- Given request -
Leave out the pictures and set down exactly the lines from the start of the listing through the one with "337.2, 338.0, 339.36];", both included.

- Information provided -
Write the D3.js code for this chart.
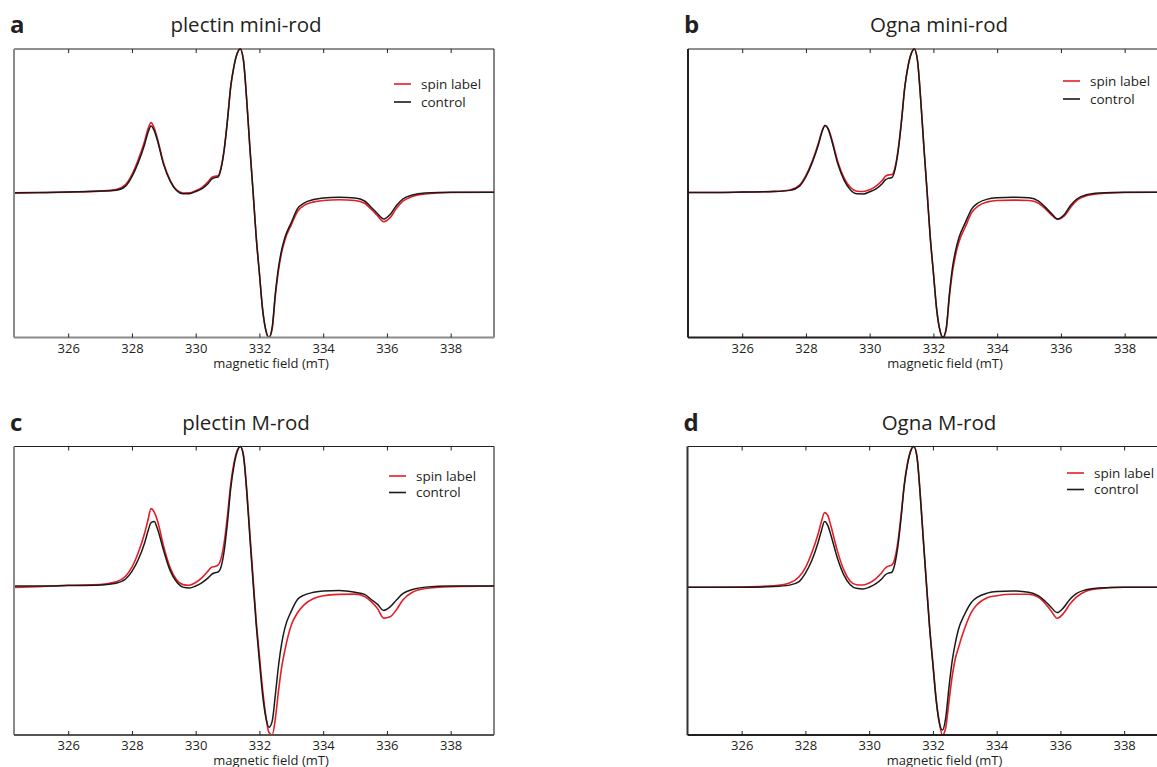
<!DOCTYPE html>
<html>
<head>
<meta charset="utf-8">
<script src="https://cdn.jsdelivr.net/npm/d3@7"></script>
<style>
  html, body { margin: 0; padding: 0; background: #fff; }
  svg { display: block; }
  text { font-family: "Open Sans", "Noto Sans", sans-serif; fill: #231f20; }
</style>
</head>
<body>
<svg id="fig" width="1157" height="767"></svg>
<script>
// Magnetic field sweep (mT), shared by every spectrum
const field = [324.3, 325.0, 326.0, 327.0, 327.5,
  327.8, 328.0, 328.2, 328.4, 328.5,
  328.6, 328.7, 328.8, 329.0, 329.2,
  329.4, 329.6, 329.8, 330.0, 330.2,
  330.4, 330.5, 330.6, 330.7, 330.8,
  330.9, 331.0, 331.1, 331.2, 331.3,
  331.4, 331.5, 331.6, 331.7, 331.8,
  331.9, 332.0, 332.1, 332.2, 332.3,
  332.4, 332.5, 332.6, 332.7, 332.8,
  333.0, 333.2, 333.4, 333.7, 334.0,
  334.5, 335.0, 335.3, 335.5, 335.7,
  335.9, 336.1, 336.3, 336.5, 336.8,
  337.2, 338.0, 339.36];

// EPR first-derivative spectra, normalised to the central line (= 100)
const plectinMiniSpin = [-0.4, -0.2, 0.3, 1.0, 2.0,
  5.5, 12.5, 23.0, 36.0, 44.0,
  48.7, 45.0, 37.5, 20.0, 8.5,
  1.8, -0.3, -0.2, 1.3, 3.6,
  7.8, 10.5, 11.4, 11.6, 17.8,
  31.0, 51.2, 74.0, 87.9, 96.8,
  100, 92.0, 65.0, 31.8, 1.0,
  -31.0, -56.4, -81.5, -96.0, -101.0,
  -95.0, -72.0, -54.0, -41.5, -33.0,
  -22.5, -13.0, -9.0, -6.5, -5.5,
  -5.0, -5.5, -7.5, -11.5, -16.0,
  -20.3, -17.5, -11.0, -6.0, -2.8,
  -1.0, 0, 0.2];
const plectinMiniControl = [-0.2, 0, 0.3, 1.0, 1.6,
  4.5, 11.1, 21.0, 33.7, 41.5,
  46.4, 43.1, 36.2, 19.1, 8.0,
  1.4, -0.9, -0.8, 0.7, 2.8,
  6.5, 9.3, 10.4, 10.8, 17.1,
  30.6, 50.8, 73.8, 87.7, 96.7,
  100, 91.9, 64.7, 31.3, 0.7,
  -31.3, -56.4, -81.4, -95.7, -100.9,
  -94.0, -70.3, -52.2, -39.7, -31.3,
  -20.9, -11.1, -7.3, -4.9, -3.8,
  -3.3, -3.8, -5.9, -10.1, -14.6,
  -18.4, -15.3, -9.0, -4.5, -1.7,
  -0.3, 0.2, 0.2];

const ognaMiniSpin = [0, 0, 0.3, 0.8, 1.8,
  5.2, 12, 22, 35, 42.5,
  46.7, 44.5, 38, 21.5, 10,
  3.5, 0.9, 0.7, 2.0, 4.5,
  8.5, 11.5, 12.3, 12.5, 18,
  31, 50.5, 73.2, 87.6, 96.6,
  100, 92, 65.2, 32.2, 1.2,
  -31, -56, -81, -95.7, -101,
  -95.5, -73, -55, -43, -34.5,
  -24, -14, -9.5, -6.5, -5.5,
  -5.3, -5.5, -7.5, -11, -15.5,
  -18.7, -16.5, -10.5, -5.5, -2.3,
  -0.8, 0, 0.2];
const ognaMiniControl = [0, 0, 0.3, 0.7, 1.5,
  4.5, 11, 21, 34, 42,
  46.7, 44, 37, 20, 8.5,
  1.8, -0.9, -1.0, 0.5, 2.6,
  6.3, 9.0, 10.0, 10.5, 16.5,
  30, 50, 73, 87.5, 96.5,
  100, 92, 65, 32, 1,
  -31, -56, -81, -95.5, -100.8,
  -95, -71, -52, -40, -31.5,
  -21, -11.5, -7.3, -4.6, -3.7,
  -3.3, -3.7, -6.0, -10.0, -14.5,
  -18.5, -15.5, -9.0, -4.5, -1.5,
  -0.3, 0.2, 0.2];

const plectinMSpin = [-1, -0.5, 0.5, 1, 3,
  7, 13.5, 24, 38, 47,
  55.5, 53, 47, 28, 13,
  4.5, 1, 0.5, 2.5, 6,
  11, 13.5, 14, 15, 20,
  32, 51, 73, 88, 97,
  100, 94, 70, 38, 6,
  -25, -50, -74, -93, -105,
  -106.8, -95, -75, -58, -46,
  -28, -19, -13.5, -9, -7,
  -6, -5.8, -7.5, -11, -16,
  -23, -22, -17, -10, -4.5,
  -1.8, -0.5, 0];
const plectinMControl = [0, 0, 0.3, 0.8, 2,
  5, 10.5, 19, 31, 39,
  45.5, 46.3, 41, 25, 11,
  3, -0.8, -1.4, 0, 2.5,
  6, 8.3, 9.5, 10, 14,
  26, 46, 70, 86, 96,
  100, 93, 68, 35, 3,
  -28, -54, -78, -94, -101.3,
  -97, -78, -57, -41, -30,
  -18, -9.5, -6.5, -4.5, -3.5,
  -3.2, -4.5, -6.0, -9.5, -13,
  -17.5, -15, -10, -5.5, -2.5,
  -0.8, 0, 0];

const ognaMSpin = [0, 0, 0.2, 1, 3,
  7.5, 14, 24.5, 38, 46.5,
  53, 51, 43.5, 26, 12.5,
  4.5, 1.8, 1.6, 3, 6,
  10.5, 13.5, 15, 15.6, 20,
  32, 51, 73, 88, 97,
  100, 93, 67, 34, 2,
  -29, -54, -79, -96, -105,
  -100, -82, -64, -51, -43,
  -29, -18, -12, -7.5, -6,
  -5, -5, -7, -11, -16.5,
  -22, -18.5, -12, -7, -2.8,
  -1, 0, 0];
const ognaMControl = [0, 0, 0, 0.5, 1.5,
  4, 10, 19, 32, 40,
  46.7, 44, 37, 21, 9,
  2, -0.8, -1.2, 0, 2.3,
  6, 8.7, 10, 10.5, 16,
  29, 49, 72, 87, 96.5,
  100, 92.5, 66, 33, 1,
  -30, -55, -80, -96, -101.5,
  -93, -72, -53, -40, -30,
  -19, -11, -7, -4.2, -3,
  -2.6, -3.5, -6, -9.5, -14,
  -18, -14.5, -8.5, -4.5, -1.8,
  -0.5, 0, 0];

const fieldTicks = [326, 328, 330, 332, 334, 336, 338];
const seriesNames = ["spin label", "control"];
const panelLetters = ["a", "b", "c", "d"];
const panelTitles = ["plectin mini-rod", "Ogna mini-rod", "plectin M-rod", "Ogna M-rod"];

// Layout of the four panels
const layout = [
  { left: 14,    top: 49,    legX: 394,  legY: 84,  legGap: 18,   titleX: 246, frame: "#8a8a8a", bottomFrame: "#8a8a8a" },
  { left: 688,   top: 49,    legX: 1063, legY: 81,  legGap: 18,   titleX: 939, frame: "#231f20", bottomFrame: "#231f20" },
  { left: 14,    top: 446.5, legX: 389,  legY: 476, legGap: 16.5, titleX: 246, frame: "#8a8a8a", bottomFrame: "#555" },
  { left: 687.5, top: 446.5, legX: 1067, legY: 473, legGap: 16.5, titleX: 939, frame: "#333",    bottomFrame: "#231f20" }
];
const plotW = 480, plotH = 288.5;
const colors = ["#e41e26", "#1a1a1a"];

const spectra = [
  [plectinMiniSpin, plectinMiniControl],
  [ognaMiniSpin, ognaMiniControl],
  [plectinMSpin, plectinMControl],
  [ognaMSpin, ognaMControl]
];

const svg = d3.select("#fig");

spectra.forEach((pair, i) => {
  const L = layout[i];
  const g = svg.append("g").attr("transform", `translate(${L.left},${L.top})`);

  const x = d3.scaleLinear().domain([field[0], field[field.length - 1]]).range([0, plotW]);
  const allVals = pair[0].concat(pair[1]);
  const y = d3.scaleLinear().domain(d3.extent(allVals)).range([plotH, 0]);

  const clipId = "clip" + i;
  g.append("clipPath").attr("id", clipId)
    .append("rect").attr("x", 0).attr("y", -2).attr("width", plotW).attr("height", plotH + 4);

  const line = d3.line()
    .x((d, k) => x(field[k]))
    .y(d => y(d))
    .curve(d3.curveMonotoneX);

  // spin-label trace first, control drawn over it
  const curves = g.append("g").attr("clip-path", `url(#${clipId})`);
  curves.append("path").datum(pair[0])
    .attr("d", line).attr("fill", "none")
    .attr("stroke", colors[0]).attr("stroke-width", 1.6).attr("stroke-linejoin", "round");
  curves.append("path").datum(pair[1])
    .attr("d", line).attr("fill", "none")
    .attr("stroke", colors[1]).attr("stroke-width", 1.5).attr("stroke-linejoin", "round");

  // frame: top and right thin, left and bottom heavier
  g.append("line").attr("x1", 0).attr("x2", plotW).attr("y1", 0).attr("y2", 0)
    .attr("stroke", "#231f20").attr("stroke-width", 1.1);
  g.append("line").attr("x1", plotW).attr("x2", plotW).attr("y1", 0).attr("y2", plotH)
    .attr("stroke", "#231f20").attr("stroke-width", 1.1);
  g.append("line").attr("x1", 0).attr("x2", 0).attr("y1", 0).attr("y2", plotH)
    .attr("stroke", L.frame).attr("stroke-width", 2);

  // bottom axis with inward ticks
  const xb = d3.axisBottom(x).tickValues(fieldTicks).tickSize(-4).tickPadding(6).tickFormat(d3.format("d"));
  const gb = g.append("g").attr("transform", `translate(0,${plotH})`).call(xb);
  gb.select(".domain").attr("stroke", L.bottomFrame).attr("stroke-width", 2).attr("d", `M0,0H${plotW}`);
  gb.selectAll(".tick line").attr("stroke", "#231f20").attr("stroke-width", 1);
  gb.selectAll(".tick text").attr("font-size", 13).attr("fill", "#231f20")
    .style("font-family", '"Open Sans", sans-serif');

  // top axis, ticks only
  const xt = d3.axisTop(x).tickValues(fieldTicks).tickSize(-4).tickFormat("");
  const gt = g.append("g").call(xt);
  gt.select(".domain").remove();
  gt.selectAll(".tick line").attr("stroke", "#231f20").attr("stroke-width", 1);

  // axis title
  g.append("text").attr("x", 257).attr("y", plotH + 30)
    .attr("text-anchor", "middle").attr("font-size", 13)
    .text("magnetic field (mT)");

  // panel title and letter
  svg.append("text").attr("x", L.titleX).attr("y", L.top - 17)
    .attr("text-anchor", "middle").attr("font-size", 20.5)
    .text(panelTitles[i]);
  svg.append("text").attr("x", L.left - 4).attr("y", L.top - 16)
    .attr("font-size", 24).attr("font-weight", 700)
    .text(panelLetters[i]);

  // legend
  seriesNames.forEach((name, k) => {
    const ly = L.legY + k * L.legGap;
    svg.append("line").attr("x1", L.legX).attr("x2", L.legX + 17)
      .attr("y1", ly).attr("y2", ly)
      .attr("stroke", colors[k]).attr("stroke-width", 1.6);
    svg.append("text").attr("x", L.legX + 27).attr("y", ly + 4.5)
      .attr("font-size", 13.5).text(name);
  });
});
</script>
</body>
</html>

- Final answer -
Write the D3.js code for this chart.
<!DOCTYPE html>
<html>
<head>
<meta charset="utf-8">
<script src="https://cdn.jsdelivr.net/npm/d3@7"></script>
<style>
  html, body { margin: 0; padding: 0; background: #fff; }
  svg { display: block; }
  text { font-family: "Open Sans", "Noto Sans", sans-serif; fill: #231f20; }
</style>
</head>
<body>
<svg id="fig" width="1157" height="767"></svg>
<script>
// Magnetic field sweep (mT), shared by every spectrum
const field = [324.3, 325.0, 326.0, 327.0, 327.5,
  327.8, 328.0, 328.2, 328.4, 328.5,
  328.6, 328.7, 328.8, 329.0, 329.2,
  329.4, 329.6, 329.8, 330.0, 330.2,
  330.4, 330.5, 330.6, 330.7, 330.8,
  330.9, 331.0, 331.1, 331.2, 331.3,
  331.4, 331.5, 331.6, 331.7, 331.8,
  331.9, 332.0, 332.1, 332.2, 332.3,
  332.4, 332.5, 332.6, 332.7, 332.8,
  333.0, 333.2, 333.4, 333.7, 334.0,
  334.5, 335.0, 335.3, 335.5, 335.7,
  335.9, 336.1, 336.3, 336.5, 336.8,
  337.2, 338.0, 339.36];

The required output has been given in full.